The decision ends a four-year fight to determine who has the right to vote in the city’s municipal elections. New York City has an estimated 800,000 green card and work permit holders and other legal permanent residents who would have been eligible under the law.
“The highest court in New York State has spoken. We respect the court’s ruling,” said city law department spokesperson Nicholas Paolucci.
‘Get Out of the Way’
Local Law 11, sponsored by then-Councilmember Ydanis Rodriguez, now the city transportation commissioner, granted people with green cards, work permits and DACA status the right to vote in municipal elections. It passed in November 2021 over the objections of then-Mayor Bill de Blasio with a 33-to-14 vote, just short of a veto-proof majority in the Council. De Blasio left office weeks later and Mayor Eric Adams allowed the measure to lapse into law in the first days of his term.
The day after the law took effect in January 2022, local Republican elected officials led by Staten Island Borough Vito Fossella, along with the Republican National Committee and the Republican State Committee, filed a lawsuit arguing the law was unconstitutional and that the 30-day residency requirement in order to register to vote was too short.
Spokespersons for Fossella and the RNC did not immediately respond to a request for comment.
Other city Republicans praised the Court of Appeals decision striking down the law. GOP mayoral candidate Curtis Sliwa said the law did little to bring disenfranchised U.S. citizens to the polls, and urged local lawmakers to address the issue of low voter participation first.
“With one of the lowest voter turnout rates in the country, our city needs to do more to engage working people who feel shut out of the process,” Sliwa said in a statement. “Before expanding voting rights to noncitizens, we should focus on ensuring that more New Yorkers feel their voices matter.”
The decision comes as other legislative efforts to expand immigrants’ rights in New York are under assault — in tandem with a push to force the state to cooperate with federal immigration enforcement.
Last week, Trump administration “border czar” Tom Homan met with Republican state lawmakers to discuss revoking the state’s 2019 Green Light Law, which allows noncitizens to obtain driver’s licenses and restricts federal government access to personal information.
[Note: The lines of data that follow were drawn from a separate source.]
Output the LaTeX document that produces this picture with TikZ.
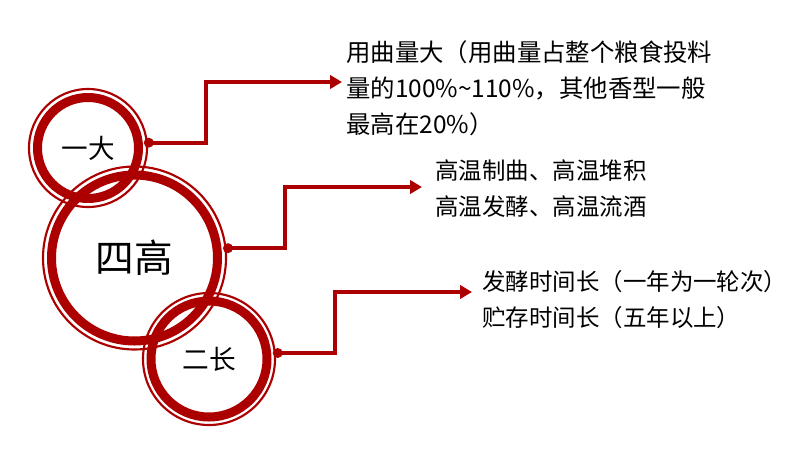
\documentclass[tikz,border=0pt]{standalone}
\usepackage{fontspec}
\setmainfont{Noto Sans CJK SC}
\usetikzlibrary{
  calc,
  positioning,
  arrows.meta}
\definecolor{wine}{RGB}{172,0,0}
\tikzset{
  ring/.style={
    circle,
    draw=wine,
    line width=6.75pt,
    inner sep=0pt,
    minimum size=#1
  },
  thinring/.style={
    draw=wine,
    line width=1.6pt
  },
  link/.style={
    draw=wine,
    line width=3pt,
    -{Triangle[length=9pt,width=10pt]}
  },
  note/.style={
    anchor=west,
    align=left,
    inner sep=0pt,
    font=\fontsize{17.6pt}{27pt}\selectfont
  }
}

\begin{document}
\begin{tikzpicture}[x=0.75pt,y=0.75pt]
  \useasboundingbox (0,0) rectangle (809,469);

  % Circles
  \node[
    ring=75.75pt,
    font=\fontsize{19.9pt}{24pt}\selectfont
  ] (yida) at (88,321) {一大};
  \draw[thinring] (yida) circle[radius=59];

  \node[
    ring=124.5pt,
    font=\fontsize{29pt}{34pt}\selectfont
  ] (sigao) at (134.5,211) {四高};
  \draw[thinring] (sigao) circle[radius=91.5];

  \node[
    ring=87pt,
    font=\fontsize{20pt}{24pt}\selectfont
  ] (erchang) at (209,110) {二长};
  \draw[thinring] (erchang) circle[radius=66];

  % Dots
  \coordinate (d1) at ($(yida.center)+(5:61)$);
  \coordinate (d2) at ($(sigao.center)+(6:94)$);
  \coordinate (d3) at ($(erchang.center)+(5:69)$);
  \foreach \d in {d1,d2,d3}
    \fill[wine] (\d) circle[radius=5];

  % Notes
  \node[
    note,
    font=\fontsize{18.3pt}{27pt}\selectfont
  ] (t1) at (346,380.5)
    {用曲量大（用曲量占整个粮食投料\\量的100\%\textasciitilde110\%，其他香型一般\\最高在20\%）};
  \node[note] (t2) at (435,280)
    {高温制曲、高温堆积\\高温发酵、高温流酒};
  \node[note] (t3) at (482,169.5)
    {发酵时间长（一年为一轮次）\\贮存时间长（五年以上）};

  % Arrows
  \draw[link] (d1) -- ++(57,0) |- ($(t1.west)+(-4,6.5)$);
  \draw[link] (d2) -- ++(57,0) |- ($(t2.west)+(-13,2)$);
  \draw[link] (d3) -- ++(57,0) |- ($(t3.west)+(-10,7.5)$);
\end{tikzpicture}
\end{document}
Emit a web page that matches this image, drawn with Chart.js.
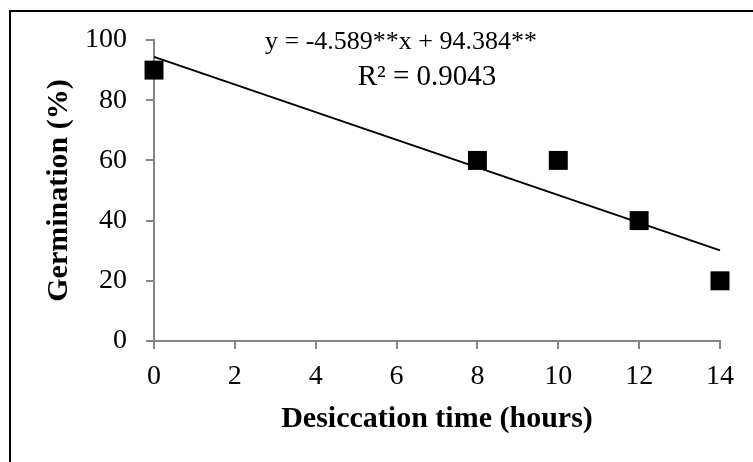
<!DOCTYPE html>
<html>
<head>
<meta charset="utf-8">
<script src="https://cdn.jsdelivr.net/npm/chart.js@4.4.0/dist/chart.umd.min.js"></script>
<style>
  html, body { margin: 0; padding: 0; background: #fff; }
  #wrap { width: 753px; height: 462px; }
</style>
</head>
<body>
<div id="wrap"><canvas id="germChart" width="753" height="462"></canvas></div>
<script>
// observed points
const hours = [0, 8, 10, 12, 14];
const germination = [90, 60, 60, 40, 20];

// fitted line end points
const trendHours = [0, 14];
const trendGermination = [94.4, 30.1];

const xTicks = [0, 2, 4, 6, 8, 10, 12, 14];
const yTicks = [0, 20, 40, 60, 80, 100];

const equationLines = ["y = -4.589**x + 94.384**", "R\u00B2 = 0.9043"];

const serif = "'Liberation Serif', 'Times New Roman', serif";
const axisGray = "#868686";

// outer frame + regression label
const extras = {
    id: "extras",
    afterDraw(chart) {
        const ctx = chart.ctx;
        ctx.save();
        ctx.strokeStyle = "#000";
        ctx.lineWidth = 2;
        ctx.beginPath();
        ctx.moveTo(10, 462);
        ctx.lineTo(10, 11);
        ctx.lineTo(753, 11);
        ctx.stroke();

        ctx.fillStyle = "#000";
        ctx.textAlign = "center";
        ctx.textBaseline = "alphabetic";
        ctx.font = "26px " + serif;
        ctx.fillText(equationLines[0], 401, 49);
        ctx.font = "29px " + serif;
        ctx.fillText(equationLines[1], 427, 85);
        ctx.restore();
    }
};

const ctx = document.getElementById("germChart").getContext("2d");
new Chart(ctx, {
    type: "scatter",
    data: {
        datasets: [
            {
                label: "Germination",
                data: hours.map((h, i) => ({ x: h, y: germination[i] })),
                pointStyle: "rect",
                pointRadius: 13.4,
                pointHoverRadius: 13.4,
                backgroundColor: "#000",
                borderColor: "#000",
                borderWidth: 0,
                clip: false,
                order: 1
            },
            {
                label: "Linear",
                type: "line",
                data: trendHours.map((h, i) => ({ x: h, y: trendGermination[i] })),
                borderColor: "#000",
                borderWidth: 2,
                pointRadius: 0,
                fill: false,
                clip: false,
                order: 2
            }
        ]
    },
    options: {
        responsive: false,
        animation: false,
        layout: { padding: { left: 37, right: 33, top: 40, bottom: 0 } },
        plugins: {
            legend: { display: false },
            tooltip: { enabled: false }
        },
        scales: {
            x: {
                type: "linear",
                min: 0,
                max: 14,
                afterFit(scale) { scale.height = 121; },
                afterBuildTicks(scale) { scale.ticks = xTicks.map(v => ({ value: v })); },
                ticks: { color: "#000", font: { family: serif, size: 28 }, padding: 11 },
                grid: { drawOnChartArea: false, drawTicks: true, tickLength: 8, color: axisGray, lineWidth: 2 },
                border: { color: axisGray, width: 2 },
                title: {
                    display: true,
                    text: "Desiccation time (hours)",
                    color: "#000",
                    font: { family: serif, size: 30, weight: "bold" },
                    padding: { top: 0, bottom: 25 }
                }
            },
            y: {
                min: 0,
                max: 100,
                afterFit(scale) { scale.width = 117; },
                afterBuildTicks(scale) { scale.ticks = yTicks.map(v => ({ value: v })); },
                ticks: { color: "#000", font: { family: serif, size: 28 }, padding: 19 },
                grid: { drawOnChartArea: false, drawTicks: true, tickLength: 8, color: axisGray, lineWidth: 2 },
                border: { color: axisGray, width: 2 },
                title: {
                    display: true,
                    text: "Germination (%)",
                    color: "#000",
                    font: { family: serif, size: 30, weight: "bold" },
                    padding: { top: 4, bottom: 0 }
                }
            }
        }
    },
    plugins: [extras]
});
</script>
</body>
</html>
Homan and state Republicans also discussed the state’s proposed Laken Riley Act. Following the federal law passed earlier this year requiring detention of immigrants charged with certain crimes, it would require state law enforcement to report to federal immigration authorities when they arrest a noncitizen crime suspect.
“You’re not gonna stop us, New York State,” Homan said in a press conference flanked by state Republicans in the state Capitol a week ago. “If you don’t get out of the way, we’re going to do our job.”
Republicans in Congress are attempting to crack down on noncitizen voting, which is illegal in all 50 states and accounts for a small fraction of the small number of ballots improperly cast in federal elections.
Already, several states have already passed their own versions of a U.S. House bill, known as the SAVE Act, which requires voters to show proof of citizenship documents at the polls, including their birth certificates. They have led to some unintended consequences.
In local elections in New Hampshire last week, married women who changed their last names had a difficult time casting their ballots because their IDs did not match the name on their birth certificates as newly required by state law. One woman told a local NPR affiliate it took her three attempts to cast her ballot in her town elections last Tuesday.